The ground segment is ripe for accelerated growth as non-geostationary orbit (NGSO) mega-constellations come online over the next 10 years amid a continued surge in demand for mobility, particularly in aviation and maritime.
“We see growth basically across everything,” Joakim Espeland, co-founder and chief executive of QuadSAT, a manufacturer of drone-based test systems, told Connectivity Business News.
The ground segment is expected grow at a 1.4% compound annual growth rate during the period from 2022-2031, according to Euroconsult’s Ground Segment Market Prospects, 3rd edition report released Thursday.
“Despite delays, NGSO constellation deployment is already counting for most of the growth at this level,” global space and satellite consultant firm Euroconsult said in a release, adding that a decline in video services lowers the total projected growth rate.
NGSO constellations require new flat-panel antennas to track multiple satellites, according to Euroconsult, which predicts that the more costly electronically steered antennas (ESAs) will capture over half the market by 2031.

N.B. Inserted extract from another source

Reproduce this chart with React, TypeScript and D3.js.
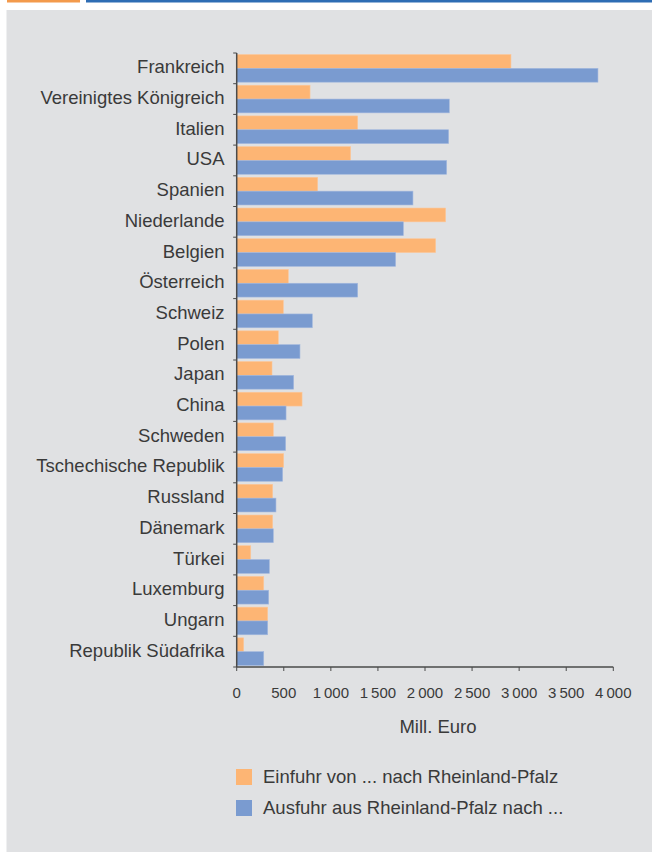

“Some of the mega-constellations will use the old type of antenna,” Espeland said, especially customers that are willing to use multiple antennas to track multiple satellites.
Additionally, operators recognize the need for improved but cost-effective user terminals. Demand for connectivity depends on the per-user cost of those terminals as well as their capability.
“We’re working with multiple vendors very hard on it,” Jing Li, manager of corporate strategy and market intelligence at SES (EPA:SESG), said during the recent webinar, “Connectivity M&A dynamics and the outlook for consolidation,” hosted by Connectivity Business News and Milbank as part of the Connectivity Business Summit webinar series.
Maritime antenna testing for durability
In maritime, manufacturers are designing antennas for NGSO service.
“You used to have large antennas [only] for geostationary Earth orbit [GEO],” QuadSAT’s Espeland said.
The antennas track and move less frequently when tracking GEO satellites, so there’s not much wear and tear, he said, and equipment manufacturers are touting more expensive antennas as using less energy to move, which increases durability. Durability is particularly important in mobility.
In aviation and even in maritime, it is expensive to replace antennas, even though they are placed in protective housing, known as radomes, which are transparent to radio waves but protect the device from the environment.
Odense, Denmark-based QuadSAT tests maritime antennas as they are validated according to a standard such as the Satellite Operator Minimum Performance Specifications (SOMAP) guidance produced by trade association GVF and five key operators: AsiaSat, Eutelsat (EPA:ETL), Inmarsat, Intelsat and SES.
Maritime antenna performance degrades over time as water accumulates inside the radome, so it’s essential to test them, Espeland said.
“Our maritime customers want to know when it’s time to change the radome,” he said. “It’s a lot cheaper for a ship to buy a new radome than to buy a new antenna.”